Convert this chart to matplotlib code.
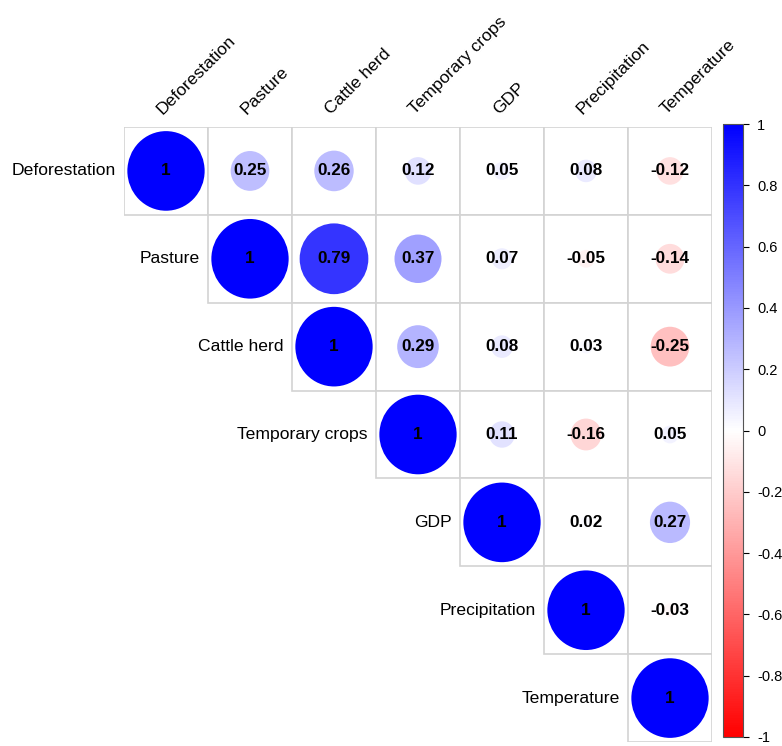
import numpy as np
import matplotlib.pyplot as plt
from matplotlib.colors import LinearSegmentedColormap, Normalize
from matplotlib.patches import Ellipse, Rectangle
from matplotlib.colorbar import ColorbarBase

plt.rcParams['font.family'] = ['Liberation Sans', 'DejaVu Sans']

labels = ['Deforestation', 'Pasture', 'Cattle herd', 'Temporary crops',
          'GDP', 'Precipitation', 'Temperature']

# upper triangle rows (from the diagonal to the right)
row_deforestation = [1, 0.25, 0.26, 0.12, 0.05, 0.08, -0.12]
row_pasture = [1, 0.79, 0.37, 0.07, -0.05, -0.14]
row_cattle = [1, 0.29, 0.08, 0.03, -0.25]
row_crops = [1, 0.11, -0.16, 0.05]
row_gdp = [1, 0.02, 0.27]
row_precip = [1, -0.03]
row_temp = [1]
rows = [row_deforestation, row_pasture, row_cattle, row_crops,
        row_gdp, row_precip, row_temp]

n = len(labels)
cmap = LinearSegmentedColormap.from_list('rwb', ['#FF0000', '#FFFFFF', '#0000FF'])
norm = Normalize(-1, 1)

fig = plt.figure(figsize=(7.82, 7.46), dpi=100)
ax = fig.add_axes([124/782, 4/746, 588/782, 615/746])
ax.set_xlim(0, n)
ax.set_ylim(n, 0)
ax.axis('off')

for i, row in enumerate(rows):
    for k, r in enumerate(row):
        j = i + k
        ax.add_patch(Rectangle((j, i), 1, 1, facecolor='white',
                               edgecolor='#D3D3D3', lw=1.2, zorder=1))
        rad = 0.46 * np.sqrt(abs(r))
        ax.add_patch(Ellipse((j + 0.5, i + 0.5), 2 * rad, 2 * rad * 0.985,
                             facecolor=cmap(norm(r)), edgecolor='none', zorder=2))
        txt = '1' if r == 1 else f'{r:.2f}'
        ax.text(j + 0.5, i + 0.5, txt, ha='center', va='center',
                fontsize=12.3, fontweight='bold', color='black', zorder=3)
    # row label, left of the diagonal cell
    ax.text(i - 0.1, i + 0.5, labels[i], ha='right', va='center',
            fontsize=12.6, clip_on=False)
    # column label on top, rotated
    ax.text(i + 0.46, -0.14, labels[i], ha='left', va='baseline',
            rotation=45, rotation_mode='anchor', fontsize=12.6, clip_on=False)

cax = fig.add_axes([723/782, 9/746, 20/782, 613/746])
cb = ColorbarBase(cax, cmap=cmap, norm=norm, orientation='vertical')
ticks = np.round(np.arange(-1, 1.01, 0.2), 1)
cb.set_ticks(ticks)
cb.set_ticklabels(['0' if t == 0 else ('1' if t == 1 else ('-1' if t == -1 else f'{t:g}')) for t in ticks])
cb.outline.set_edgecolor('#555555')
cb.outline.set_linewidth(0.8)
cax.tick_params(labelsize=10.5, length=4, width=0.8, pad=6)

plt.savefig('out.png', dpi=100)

════

*Written task:*
Give again, exactly, the lines from the start of the data through the one holding "ax.axis('off')"; omit the pictures.

*Correct result:*
Convert this chart to matplotlib code.
import numpy as np
import matplotlib.pyplot as plt
from matplotlib.colors import LinearSegmentedColormap, Normalize
from matplotlib.patches import Ellipse, Rectangle
from matplotlib.colorbar import ColorbarBase

plt.rcParams['font.family'] = ['Liberation Sans', 'DejaVu Sans']

labels = ['Deforestation', 'Pasture', 'Cattle herd', 'Temporary crops',
          'GDP', 'Precipitation', 'Temperature']

# upper triangle rows (from the diagonal to the right)
row_deforestation = [1, 0.25, 0.26, 0.12, 0.05, 0.08, -0.12]
row_pasture = [1, 0.79, 0.37, 0.07, -0.05, -0.14]
row_cattle = [1, 0.29, 0.08, 0.03, -0.25]
row_crops = [1, 0.11, -0.16, 0.05]
row_gdp = [1, 0.02, 0.27]
row_precip = [1, -0.03]
row_temp = [1]
rows = [row_deforestation, row_pasture, row_cattle, row_crops,
        row_gdp, row_precip, row_temp]

n = len(labels)
cmap = LinearSegmentedColormap.from_list('rwb', ['#FF0000', '#FFFFFF', '#0000FF'])
norm = Normalize(-1, 1)

fig = plt.figure(figsize=(7.82, 7.46), dpi=100)
ax = fig.add_axes([124/782, 4/746, 588/782, 615/746])
ax.set_xlim(0, n)
ax.set_ylim(n, 0)
ax.axis('off')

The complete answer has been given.